Pienso entonces en una anécdota que compartía conmigo mi padre. Nunca supe si era verdad, pero él contaba que unas señoras mayores, hermanas, que vivían cerca de su restaurante habían decidido no salir de casa porque tenían mucho miedo a todo: a sufrir un atropello, a caerse por la calle, a que un ladrón las agrediese… Decidieron entonces que su vida iba a transcurrir entre el interior de su casa y el balcón que daba a la calle. Un día, sin que fuese un día especial, uno cualquiera, un camión de esos bien grandes se estrelló contra el balcón, que era un piso primero, donde las dos señoras miraban hacia la vida en la calle. Y fue entonces cuando acabó la suya, con semejante accidente absurdo. Murieron. En casa, bien protegidas del mundo exterior.

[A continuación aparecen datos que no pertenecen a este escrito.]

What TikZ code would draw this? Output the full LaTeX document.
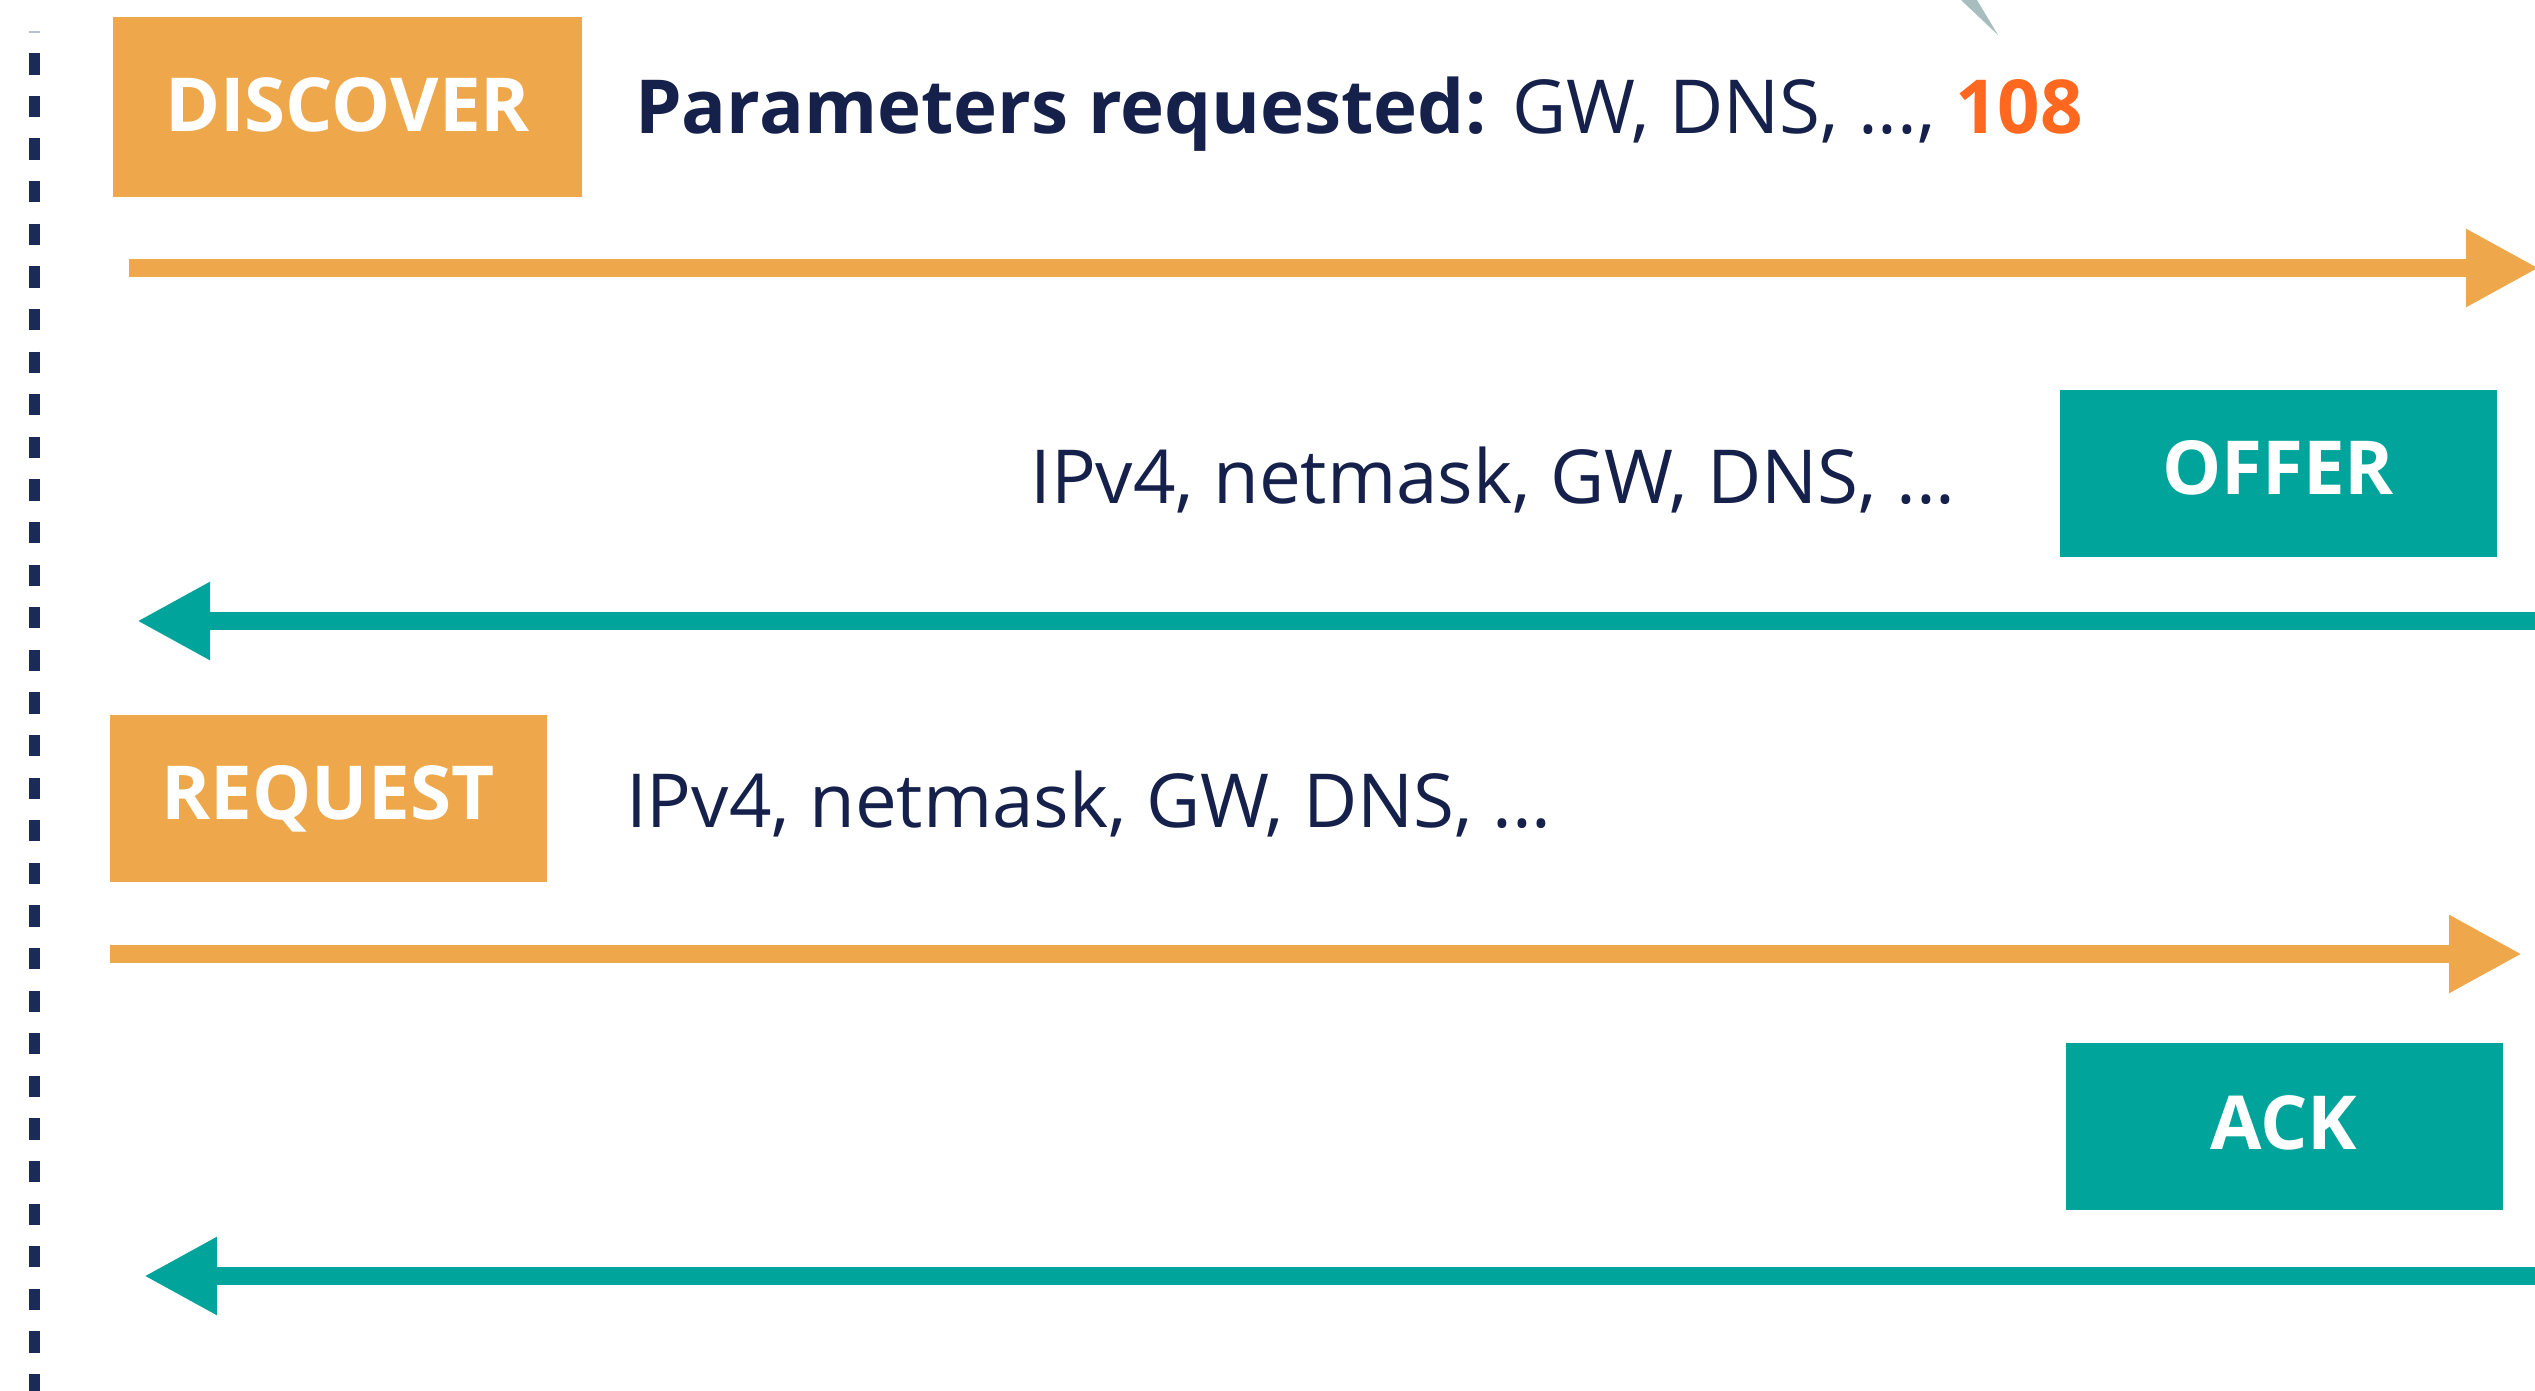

Todos tenemos en la cocina una lista de la compra que hacer el sábado


La imagen de los bomberos quitando a esas señoras de su balcón privado me ha acompañado toda la vida. Aunque fuese mentira, es una buena reflexión. Y es la vida de muchas personas, enrocadas en una dinámica de trabajo, casa, y casa de la aldea el domingo. Sin más alteraciones que un aniversario o una fiesta del pueblo de al lado.

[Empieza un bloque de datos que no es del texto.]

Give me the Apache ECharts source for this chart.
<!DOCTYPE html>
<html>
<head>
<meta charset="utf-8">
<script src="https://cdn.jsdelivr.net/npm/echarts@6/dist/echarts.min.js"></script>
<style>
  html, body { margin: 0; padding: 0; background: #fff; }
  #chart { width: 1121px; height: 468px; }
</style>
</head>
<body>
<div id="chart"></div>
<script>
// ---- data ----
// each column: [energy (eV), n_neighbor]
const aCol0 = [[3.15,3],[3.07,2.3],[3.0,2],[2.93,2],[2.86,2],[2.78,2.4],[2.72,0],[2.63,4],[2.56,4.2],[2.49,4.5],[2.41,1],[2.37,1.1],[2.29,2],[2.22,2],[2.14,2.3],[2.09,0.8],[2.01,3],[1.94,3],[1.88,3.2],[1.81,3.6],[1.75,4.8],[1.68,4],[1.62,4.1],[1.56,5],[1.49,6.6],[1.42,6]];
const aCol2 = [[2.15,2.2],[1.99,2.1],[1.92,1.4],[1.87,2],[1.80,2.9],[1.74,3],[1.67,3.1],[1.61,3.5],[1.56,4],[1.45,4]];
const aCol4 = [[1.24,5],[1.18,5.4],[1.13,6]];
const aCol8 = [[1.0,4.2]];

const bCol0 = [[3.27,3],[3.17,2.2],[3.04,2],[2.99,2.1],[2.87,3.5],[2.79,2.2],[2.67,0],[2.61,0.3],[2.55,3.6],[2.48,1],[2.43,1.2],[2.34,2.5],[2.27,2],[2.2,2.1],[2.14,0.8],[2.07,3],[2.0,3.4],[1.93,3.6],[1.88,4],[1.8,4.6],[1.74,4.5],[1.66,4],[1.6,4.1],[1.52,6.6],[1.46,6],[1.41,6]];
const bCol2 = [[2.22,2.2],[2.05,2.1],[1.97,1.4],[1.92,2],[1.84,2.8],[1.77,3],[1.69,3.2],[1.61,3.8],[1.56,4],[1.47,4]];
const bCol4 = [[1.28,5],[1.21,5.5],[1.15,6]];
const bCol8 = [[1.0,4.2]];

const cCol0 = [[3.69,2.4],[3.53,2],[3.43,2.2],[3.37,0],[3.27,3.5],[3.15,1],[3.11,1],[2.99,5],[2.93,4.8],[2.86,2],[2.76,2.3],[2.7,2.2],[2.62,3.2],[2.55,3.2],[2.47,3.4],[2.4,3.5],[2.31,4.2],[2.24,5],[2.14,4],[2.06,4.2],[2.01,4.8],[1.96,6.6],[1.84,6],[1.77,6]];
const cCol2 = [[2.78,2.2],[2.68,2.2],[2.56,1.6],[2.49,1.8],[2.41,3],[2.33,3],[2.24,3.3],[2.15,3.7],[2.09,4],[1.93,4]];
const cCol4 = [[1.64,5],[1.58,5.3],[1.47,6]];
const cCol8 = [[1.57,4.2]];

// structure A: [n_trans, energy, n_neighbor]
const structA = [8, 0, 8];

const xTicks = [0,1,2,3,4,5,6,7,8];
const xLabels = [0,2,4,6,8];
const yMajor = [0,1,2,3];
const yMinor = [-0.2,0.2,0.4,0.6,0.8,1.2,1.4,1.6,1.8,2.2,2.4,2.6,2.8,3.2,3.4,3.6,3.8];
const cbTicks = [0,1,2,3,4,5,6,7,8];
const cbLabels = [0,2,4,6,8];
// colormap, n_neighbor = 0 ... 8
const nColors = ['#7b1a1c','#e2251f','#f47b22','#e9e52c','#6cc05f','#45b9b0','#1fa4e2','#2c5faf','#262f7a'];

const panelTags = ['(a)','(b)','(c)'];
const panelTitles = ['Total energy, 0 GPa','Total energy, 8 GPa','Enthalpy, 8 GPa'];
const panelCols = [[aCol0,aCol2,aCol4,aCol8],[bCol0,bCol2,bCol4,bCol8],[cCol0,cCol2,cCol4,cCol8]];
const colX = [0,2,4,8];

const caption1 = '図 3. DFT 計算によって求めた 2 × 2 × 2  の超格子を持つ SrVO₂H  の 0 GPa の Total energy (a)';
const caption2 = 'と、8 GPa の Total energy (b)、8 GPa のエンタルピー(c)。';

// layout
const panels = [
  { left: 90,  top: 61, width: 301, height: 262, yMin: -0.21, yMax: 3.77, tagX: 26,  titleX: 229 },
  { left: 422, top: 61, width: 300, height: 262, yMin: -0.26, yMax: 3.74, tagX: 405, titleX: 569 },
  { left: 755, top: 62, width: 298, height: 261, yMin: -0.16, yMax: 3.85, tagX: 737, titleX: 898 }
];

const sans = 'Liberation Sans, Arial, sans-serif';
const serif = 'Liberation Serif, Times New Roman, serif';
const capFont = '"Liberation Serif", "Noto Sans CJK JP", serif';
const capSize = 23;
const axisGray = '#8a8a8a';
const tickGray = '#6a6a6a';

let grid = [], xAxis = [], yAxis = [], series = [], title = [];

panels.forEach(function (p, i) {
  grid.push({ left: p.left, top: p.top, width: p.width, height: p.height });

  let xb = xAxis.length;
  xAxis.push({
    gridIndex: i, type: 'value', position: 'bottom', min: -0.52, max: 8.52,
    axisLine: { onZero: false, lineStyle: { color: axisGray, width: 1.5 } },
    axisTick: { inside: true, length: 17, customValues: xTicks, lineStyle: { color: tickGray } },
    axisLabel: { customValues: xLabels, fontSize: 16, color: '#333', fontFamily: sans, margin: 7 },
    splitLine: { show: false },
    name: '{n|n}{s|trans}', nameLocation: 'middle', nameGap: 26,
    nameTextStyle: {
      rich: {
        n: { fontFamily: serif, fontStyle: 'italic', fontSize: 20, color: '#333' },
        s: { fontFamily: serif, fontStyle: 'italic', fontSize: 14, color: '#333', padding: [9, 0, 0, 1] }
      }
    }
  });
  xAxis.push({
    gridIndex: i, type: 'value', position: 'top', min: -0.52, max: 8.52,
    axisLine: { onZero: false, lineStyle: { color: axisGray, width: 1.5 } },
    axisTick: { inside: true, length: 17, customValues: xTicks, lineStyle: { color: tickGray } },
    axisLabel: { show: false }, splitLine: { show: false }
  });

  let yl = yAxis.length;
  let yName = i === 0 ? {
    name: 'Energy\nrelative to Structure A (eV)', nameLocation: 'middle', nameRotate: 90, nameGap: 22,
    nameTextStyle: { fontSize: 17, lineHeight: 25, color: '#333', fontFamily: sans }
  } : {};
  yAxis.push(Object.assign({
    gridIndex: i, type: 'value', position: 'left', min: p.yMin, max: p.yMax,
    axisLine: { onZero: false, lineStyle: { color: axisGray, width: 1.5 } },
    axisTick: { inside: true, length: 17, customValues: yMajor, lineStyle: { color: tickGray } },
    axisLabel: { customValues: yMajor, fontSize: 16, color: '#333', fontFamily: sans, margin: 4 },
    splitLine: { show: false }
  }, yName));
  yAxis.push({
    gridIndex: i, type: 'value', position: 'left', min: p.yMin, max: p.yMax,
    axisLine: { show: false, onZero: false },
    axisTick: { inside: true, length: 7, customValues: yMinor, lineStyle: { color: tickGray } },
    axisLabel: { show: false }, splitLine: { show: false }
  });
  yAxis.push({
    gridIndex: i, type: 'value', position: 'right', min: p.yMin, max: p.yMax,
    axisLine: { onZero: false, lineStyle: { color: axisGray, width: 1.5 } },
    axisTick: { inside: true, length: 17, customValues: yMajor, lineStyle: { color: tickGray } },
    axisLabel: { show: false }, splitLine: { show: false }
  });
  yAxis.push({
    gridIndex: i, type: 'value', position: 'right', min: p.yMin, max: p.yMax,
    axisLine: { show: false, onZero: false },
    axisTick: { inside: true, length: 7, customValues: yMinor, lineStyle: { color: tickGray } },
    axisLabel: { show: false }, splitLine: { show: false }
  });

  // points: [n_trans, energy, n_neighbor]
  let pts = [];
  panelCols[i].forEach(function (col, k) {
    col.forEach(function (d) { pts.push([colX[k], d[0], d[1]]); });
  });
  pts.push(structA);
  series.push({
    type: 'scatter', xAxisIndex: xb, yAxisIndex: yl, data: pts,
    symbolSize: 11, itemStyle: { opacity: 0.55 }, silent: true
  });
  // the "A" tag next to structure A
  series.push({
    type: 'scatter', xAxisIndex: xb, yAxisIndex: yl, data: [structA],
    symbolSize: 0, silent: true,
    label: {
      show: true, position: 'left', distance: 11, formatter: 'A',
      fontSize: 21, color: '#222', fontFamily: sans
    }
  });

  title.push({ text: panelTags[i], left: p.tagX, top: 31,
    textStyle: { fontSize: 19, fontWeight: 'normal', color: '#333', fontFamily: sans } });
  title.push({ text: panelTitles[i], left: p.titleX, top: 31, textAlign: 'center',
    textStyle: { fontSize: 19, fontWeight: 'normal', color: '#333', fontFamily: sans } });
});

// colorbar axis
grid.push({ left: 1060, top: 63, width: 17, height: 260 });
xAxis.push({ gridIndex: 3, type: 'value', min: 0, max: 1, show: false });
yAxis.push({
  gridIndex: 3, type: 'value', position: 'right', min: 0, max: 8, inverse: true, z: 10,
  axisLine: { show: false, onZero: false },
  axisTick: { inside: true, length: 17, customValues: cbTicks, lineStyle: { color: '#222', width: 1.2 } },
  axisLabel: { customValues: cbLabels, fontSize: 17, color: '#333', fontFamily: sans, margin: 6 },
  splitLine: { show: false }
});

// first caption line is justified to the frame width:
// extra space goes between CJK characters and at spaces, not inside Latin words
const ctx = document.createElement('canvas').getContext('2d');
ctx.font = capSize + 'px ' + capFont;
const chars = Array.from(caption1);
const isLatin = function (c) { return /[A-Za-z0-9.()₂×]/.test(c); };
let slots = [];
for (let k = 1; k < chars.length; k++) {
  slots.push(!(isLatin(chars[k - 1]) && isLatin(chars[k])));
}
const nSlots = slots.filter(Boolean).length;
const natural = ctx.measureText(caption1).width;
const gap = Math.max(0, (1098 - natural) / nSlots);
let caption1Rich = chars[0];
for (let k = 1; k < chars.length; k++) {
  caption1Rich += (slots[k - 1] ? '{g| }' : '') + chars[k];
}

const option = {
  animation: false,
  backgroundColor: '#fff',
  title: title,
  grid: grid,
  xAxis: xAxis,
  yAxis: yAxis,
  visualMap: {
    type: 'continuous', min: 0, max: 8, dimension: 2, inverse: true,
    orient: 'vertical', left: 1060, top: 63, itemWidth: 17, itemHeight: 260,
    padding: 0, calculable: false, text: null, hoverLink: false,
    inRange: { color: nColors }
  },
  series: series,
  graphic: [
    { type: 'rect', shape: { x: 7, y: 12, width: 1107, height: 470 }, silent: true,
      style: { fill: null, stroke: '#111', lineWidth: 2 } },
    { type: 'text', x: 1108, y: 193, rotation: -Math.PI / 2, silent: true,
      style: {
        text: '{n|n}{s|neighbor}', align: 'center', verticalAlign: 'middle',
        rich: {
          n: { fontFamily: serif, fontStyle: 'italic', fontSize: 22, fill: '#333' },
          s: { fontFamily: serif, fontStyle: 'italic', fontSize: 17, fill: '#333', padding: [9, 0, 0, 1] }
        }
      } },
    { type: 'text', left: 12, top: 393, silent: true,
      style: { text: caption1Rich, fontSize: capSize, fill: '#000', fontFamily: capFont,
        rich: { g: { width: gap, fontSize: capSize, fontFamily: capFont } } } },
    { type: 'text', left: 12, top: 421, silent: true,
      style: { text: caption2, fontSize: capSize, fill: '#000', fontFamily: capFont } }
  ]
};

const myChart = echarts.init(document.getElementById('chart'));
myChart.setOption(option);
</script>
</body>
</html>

Todo depende de las circunstancias de vida. De lo vivido antes, de lo que se pretende vivir. Nunca los extremos fueron acertados: ni el disfrute arrebolado ni la precaución máxima. Pero es complicado gestionarlo. Hay a quien le dan arrebatos para demostrarse a sí mismo que lo importante es el vivir de hoy mismo: como a aquel amigo de una amiga al que se le ocurrió decirle minutos antes de casarse con otra mujer que si le decía un algo, lo plantaba todo. O a aquella amiga que decidió que unpuenting seguido de paracaidismo eran las dos mejores actividades que podía hacer tras recuperarse de un posparto. O a aquel otro que pensó que no podía seguir con un trabajo estable porque en realidad él quería dedicar su vida a mostrar la vida de otros, aunque tuviera que poner dinero de su bolsillo, y del que había acumulado, por cierto, a razón de un salario 14 veces al año. Esto es como el spinner ese que gira y gira entre los dedos de los adolescentes, disfrute de unos instantes. Luego, tanto el spinner como las ideas de carpe diem se quedarán metidas en un cajón, probablemente de la sala de estar.

Porque siguen contratándose planes de pensiones, siguen preparándose oposiciones y siguen funcionando las cuentas corrientes con depósitos a largo plazo.

Seguimos pensando en el futuro, seguimos queriendo usar agendas anuales en las que apuntar los cumpleaños y las vacaciones de la próxima Navidad. Estamos preparados para disfrutar del instante pensando en el siguiente, y aunque tratemos de vivir al límite, todos tenemos en la cocina una lista de la compra que hacer el sábado.

El equilibrio es imposible —lo canta hasta Iván Ferreiro— y se antoja complicado tratar de tener un orden que sea sano para nuestra cabeza. Tratar de disfrutar del hoy pensando que puede ser el último es casi tan duro como calcular a los 35 años qué pensión tendrás. Agobia hasta la extenuación comprar en mayo un paquete de vacaciones para la Navidad aunque sea más barato, pero dejar a los niños en el colegio pensando que tal vez no los volverás a ver, tal y como relata una artista pakistaní, tampoco parece ser una vida sencilla.